When Phelps’s character Dr Doug “Spence” Spencer lands in the corridors of Seven’s All Saints hospital, he’s the nurse accreditation officer who will hold the future of at least a couple of characters in his hands.

But more importantly, he’s also the guy who starts a romance with Tammy MacIntosh’s Dr Charlotte Beaumont, one of the few openly lesbian characters in local drama.

To say there’s likely to be some backlash in the story-line is an understatement.
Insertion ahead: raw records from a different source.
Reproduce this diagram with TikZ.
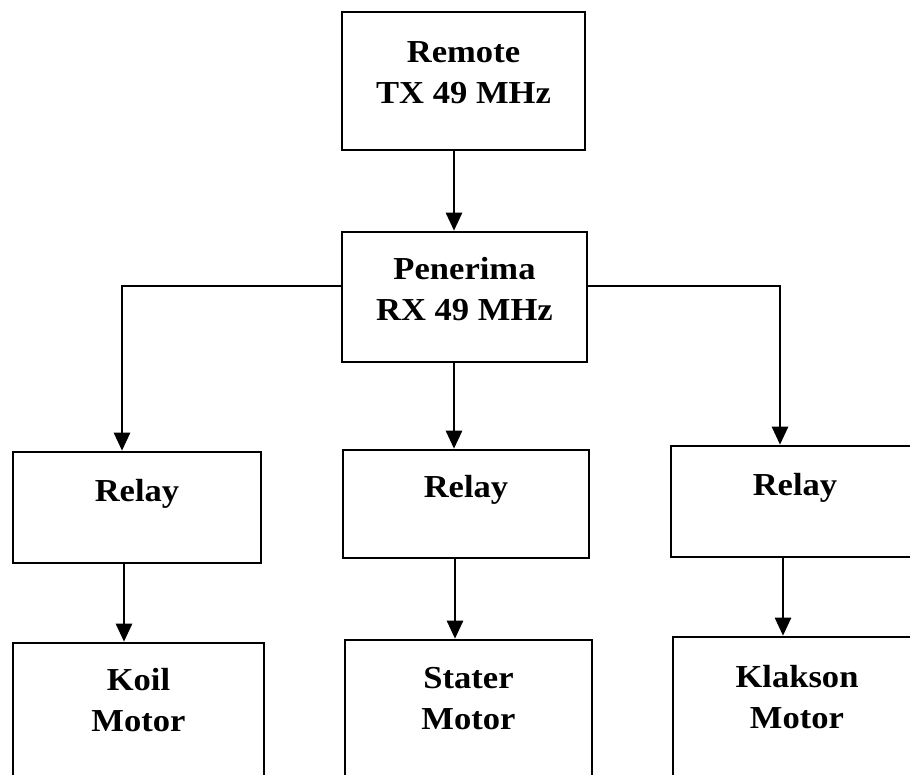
\documentclass[tikz,border=0pt]{standalone}
\usepackage{fontspec}
\setmainfont{Liberation Serif}[FakeStretch=1.08]
\usetikzlibrary{arrows.meta,positioning}
\tikzset{
  ar/.style={-{Triangle[length=18pt,width=16pt]},line width=2.6pt},
  box/.style={draw,line width=2.6pt,align=center,inner sep=0pt,
    font=\fontsize{32}{41}\selectfont\bfseries,text depth=16pt},
  relaybox/.style={box,text depth=35pt},
  motorbox/.style={box,text depth=44pt}
}
\begin{document}
\begin{tikzpicture}[x=1pt,y=-1pt]
\clip (0,0) rectangle (910,775);
% pemancar dan penerima
\node[box,minimum width=243pt,minimum height=138pt] (tx) at (463.5,81) {Remote\\TX 49 MHz};
\node[box,minimum width=245pt,minimum height=130pt] (rx) at (464.5,297) {Penerima\\RX 49 MHz};
% relay
\node[relaybox,minimum width=248pt,minimum height=111pt] (relay1) at (137,507.5) {Relay};
\node[relaybox,minimum width=246pt,minimum height=108pt] (relay2) at (466,504) {Relay};
\node[relaybox,minimum width=248pt,minimum height=111pt] (relay3) at (795,501.5) {Relay};
% beban
\node[motorbox,minimum width=251pt,minimum height=157pt] (koil) at (138.5,721.5) {Koil\\Motor};
\node[motorbox,minimum width=247pt,minimum height=160pt] (stater) at (468.5,720) {Stater\\Motor};
\node[motorbox,minimum width=248pt,minimum height=163pt] (klakson) at (797,718.5) {Klakson\\Motor};
% jalur
\coordinate (c1) at (122,286);
\coordinate (c2) at (454,286);
\coordinate (c3) at (780,286);
\coordinate (d1) at (124,600);
\coordinate (d2) at (455,600);
\coordinate (d3) at (783,600);
\draw[ar] (tx.south -| c2) -- (rx.north -| c2);
\draw[ar] (rx.west |- c1) -| (relay1.north -| c1);
\draw[ar] (rx.south -| c2) -- (relay2.north -| c2);
\draw[ar] (rx.east |- c3) -| (relay3.north -| c3);
\draw[ar] (relay1.south -| d1) -- (koil.north -| d1);
\draw[ar] (relay2.south -| d2) -- (stater.north -| d2);
\draw[ar] (relay3.south -| d3) -- (klakson.north -| d3);
\end{tikzpicture}
\end{document}
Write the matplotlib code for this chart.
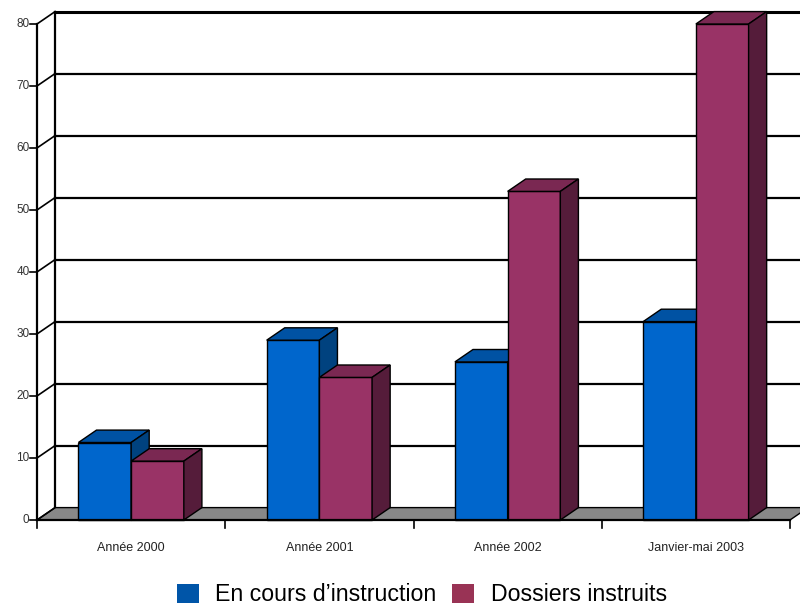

That this might well flow into real life is also a distinct possibility.

Either way, you get the impression that making waves appeals to Phelps’s larrikin streak.

“The whole Charlotte/Spence romance was handled very well I thought, with some very smart writing that addressed issues before they are even raised,” Phelps said.

“When they meet all he sees is an interesting person who is very professional at what she does and just happens to be a damn fine looking woman.

“He just wanted to chat and they became closer and eventually have a relationship but all the time he has no idea she was a lesbian—and doesn’t particularly care, he just likes her for who she is.

“When she tells him, his attitude is that gay is just one label and straight is another… he just likes her for who she is so what’s the big deal?”

And if that makes for controversy, Phelps shrugs, then so be it.

“Well someone had to take the role and, as I said to Tammy, I was the man for the job!” he said with a laugh.

The two actors are old friends, Phelps explained, who had even shared a house at one stage when MacIntosh had dated a friend of his.

It was easy for them to play a couple totally at ease with each other and oblivious to the fact their relationship might not be what others expected.

“It was actually kind of funny when we were doing the nude scenes, we were in fits of laughter,” Phelps said.

“We were more worried about scalding ourselves under the water than anything else.”

Any trouble Phelps’s new character may cause is more than compensated for him by the fact that after six years as Stingers’s hard-nosed detective Peter Church he’s finally getting to play someone a little softer.

“(Spence) is vastly different in that he’s very cavalier but incredibly professional,” Phelps said, “he’s a pediatrician but really a big kid himself… and he was fun to play because of that.

“Also I had to turn the charm up a bit with Spence just to keep him acceptable to viewers and the other characters.

“He comes into the show and throws a lot of spanners in the works and I had to respect the fact that viewers have been following these people for some time and, instead of being seen as a villain or lover, I had to be a bit of both.

“Spence is interesting in that he’s likeable when he doesn’t judge Charlotte at all—he just sees a beautiful woman he wants to spend more time with—but he can put his foot down and get in someone’s face when he has to.”

It was a fine line to walk, Phelps said, made even more difficult by the fact that Spence may yet turn into an All Saints regular.

“He’s gone after six weeks, but his story-line sends him off to Somalia and he will eventually come back… possibly to All Saints,” Phelps said, “We’ll just have to wait and see.”